EXERCISE OBJECTIVE →
Restate exactly the lines of the entries below, beginning with the first and ending with the line that holds "series_names = ['DBS, pasteurization', 'DBS,30c']". Pictures are not copied.

INPUT RECORDS →
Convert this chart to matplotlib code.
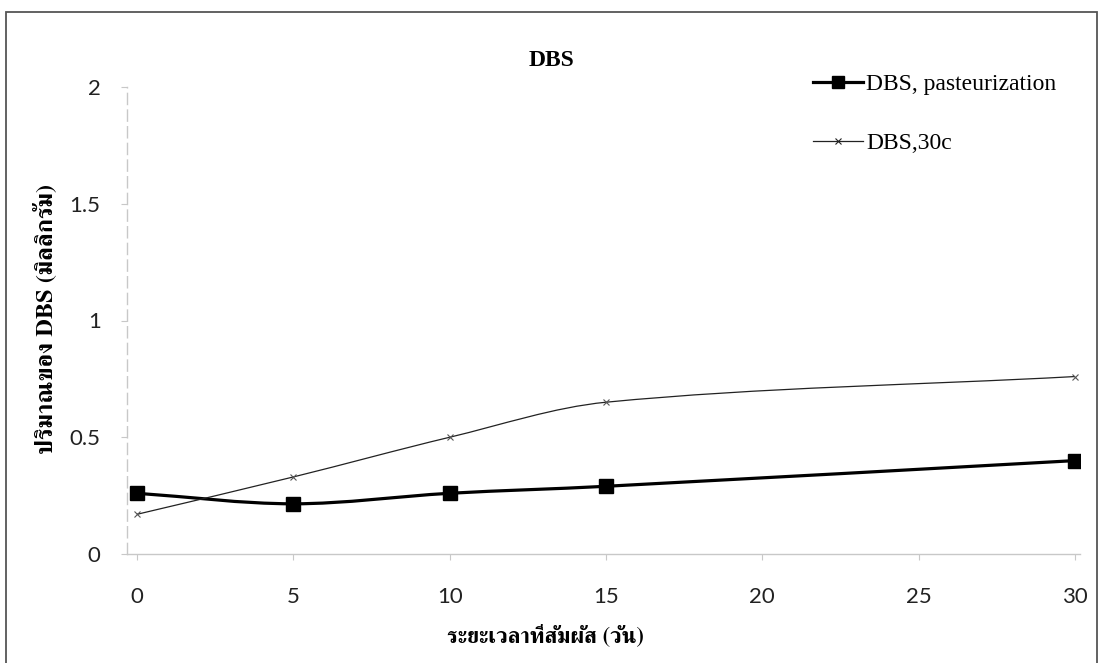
import numpy as np
import matplotlib
matplotlib.use('Agg')
import matplotlib.pyplot as plt
from matplotlib import font_manager
from matplotlib.ft2font import FT2Font
from matplotlib.path import Path
from matplotlib.patches import PathPatch, Rectangle
from matplotlib.lines import Line2D

# ข้อมูล (อ่านจากกราฟ)
days = [0, 5, 10, 15, 30]
dbs_pasteurization = [0.26, 0.215, 0.26, 0.29, 0.40]
dbs_30c = [0.17, 0.33, 0.50, 0.65, 0.76]
x_ticks = [0, 5, 10, 15, 20, 25, 30]
y_ticks = [0, 0.5, 1, 1.5, 2]
y_tick_labels = ['0', '0.5', '1', '1.5', '2']

title = 'DBS'
x_label = 'ระยะเวลาที่สัมผัส (วัน)'
y_label = 'ปริมาณของ DBS (มิลลิกรัม)'
series_names = ['DBS, pasteurization', 'DBS,30c']

# หาฟอนต์ที่มีอักษรไทย (ถ้ามีแบบ serif ให้ใช้ก่อน)
thai_fonts = []
for f in font_manager.fontManager.ttflist:
    try:
        if FT2Font(f.fname).get_char_index(0x0E01):
            thai_fonts.append(f.name)
    except Exception:
        pass
thai_fonts = sorted(set(thai_fonts), key=lambda n: ('Serif' not in n, n))
thai_family = thai_fonts[:1] + ['DejaVu Sans']


def smooth_path(xs, ys):
    # เส้นโค้งแบบ smoothed line (cubic Hermite -> Bezier)
    xs = np.asarray(xs, float)
    ys = np.asarray(ys, float)
    n = len(xs)
    m = np.empty(n)
    m[0] = (ys[1] - ys[0]) / (xs[1] - xs[0])
    m[-1] = (ys[-1] - ys[-2]) / (xs[-1] - xs[-2])
    for i in range(1, n - 1):
        m[i] = (ys[i + 1] - ys[i - 1]) / (xs[i + 1] - xs[i - 1])
    verts = [(xs[0], ys[0])]
    codes = [Path.MOVETO]
    for i in range(n - 1):
        h = (xs[i + 1] - xs[i]) / 3
        verts += [(xs[i] + h, ys[i] + m[i] * h),
                  (xs[i + 1] - h, ys[i + 1] - m[i + 1] * h),
                  (xs[i + 1], ys[i + 1])]
        codes += [Path.CURVE4] * 3
    return Path(verts, codes)


W, H = 1107, 663
fig = plt.figure(figsize=(W / 100, H / 100), dpi=100)
ax = fig.add_axes([127 / W, 1 - 554 / H, (1080 - 127) / W, (554 - 87) / H])

ax.add_patch(PathPatch(smooth_path(days, dbs_pasteurization), fill=False,
                       ec='black', lw=2.3, zorder=3))
ax.add_patch(PathPatch(smooth_path(days, dbs_30c), fill=False,
                       ec='#222222', lw=0.9, zorder=3))
ax.plot(days, dbs_pasteurization, ls='none', marker='s', ms=10,
        color='black', zorder=4)
ax.plot(days, dbs_30c, ls='none', marker='x', ms=5, mew=0.8,
        color='#555555', zorder=4)

ax.set_xlim(-0.32, 30.16)
ax.set_ylim(0, 2)
ax.set_xticks(x_ticks)
ax.set_yticks(y_ticks)
ax.set_yticklabels(y_tick_labels)

for s in ['top', 'right']:
    ax.spines[s].set_visible(False)
for s in ['left', 'bottom']:
    ax.spines[s].set_color('#c8c8c8')
    ax.spines[s].set_linewidth(1.0)
ax.spines['left'].set_linestyle((0, (8, 4)))
ax.tick_params(axis='both', colors='#c8c8c8', length=4, labelcolor='#222222',
               labelsize=16)
ax.tick_params(axis='x', pad=20)
ax.tick_params(axis='y', pad=15)
for lab in ax.get_xticklabels() + ax.get_yticklabels():
    lab.set_family(['Lato', 'DejaVu Sans'])

fig.text(551 / W, 1 - 60 / H, title, ha='center', va='center',
         family='Liberation Serif', fontweight='bold', fontsize=17)
fig.text(545 / W, 1 - 636 / H, x_label, ha='center', va='center',
         family=thai_family, fontweight='bold', fontsize=16)
fig.text(45 / W, 1 - 319 / H, y_label, ha='center', va='center',
         rotation=90, family=thai_family, fontweight='bold', fontsize=17.5)

handles = [
    Line2D([], [], color='black', lw=2.3, marker='s', ms=9),
    Line2D([], [], color='#222222', lw=0.9, marker='x', ms=5, mew=0.8),
]
fig.legend(handles, series_names, loc='upper left',
           bbox_to_anchor=(792 / W, 1 - 52 / H), frameon=False,
           prop={'family': 'Liberation Serif', 'size': 17},
           handlelength=2.1, handletextpad=0.15, labelspacing=1.6)

# กรอบรอบรูป
fig.patches.append(Rectangle((6 / W, -0.02), (1097 - 6) / W, (H - 12) / H + 0.02,
                             transform=fig.transFigure, fill=False,
                             ec='#555555', lw=1.3))

fig.savefig('out.png', dpi=100)
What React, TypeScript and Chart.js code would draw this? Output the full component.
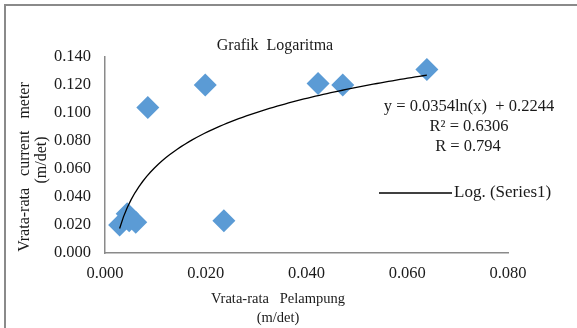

EXPECTED OUTPUT →
Convert this chart to matplotlib code.
import numpy as np
import matplotlib
matplotlib.use('Agg')
import matplotlib.pyplot as plt
from matplotlib import font_manager
from matplotlib.ft2font import FT2Font
from matplotlib.path import Path
from matplotlib.patches import PathPatch, Rectangle
from matplotlib.lines import Line2D

# ข้อมูล (อ่านจากกราฟ)
days = [0, 5, 10, 15, 30]
dbs_pasteurization = [0.26, 0.215, 0.26, 0.29, 0.40]
dbs_30c = [0.17, 0.33, 0.50, 0.65, 0.76]
x_ticks = [0, 5, 10, 15, 20, 25, 30]
y_ticks = [0, 0.5, 1, 1.5, 2]
y_tick_labels = ['0', '0.5', '1', '1.5', '2']

title = 'DBS'
x_label = 'ระยะเวลาที่สัมผัส (วัน)'
y_label = 'ปริมาณของ DBS (มิลลิกรัม)'
series_names = ['DBS, pasteurization', 'DBS,30c']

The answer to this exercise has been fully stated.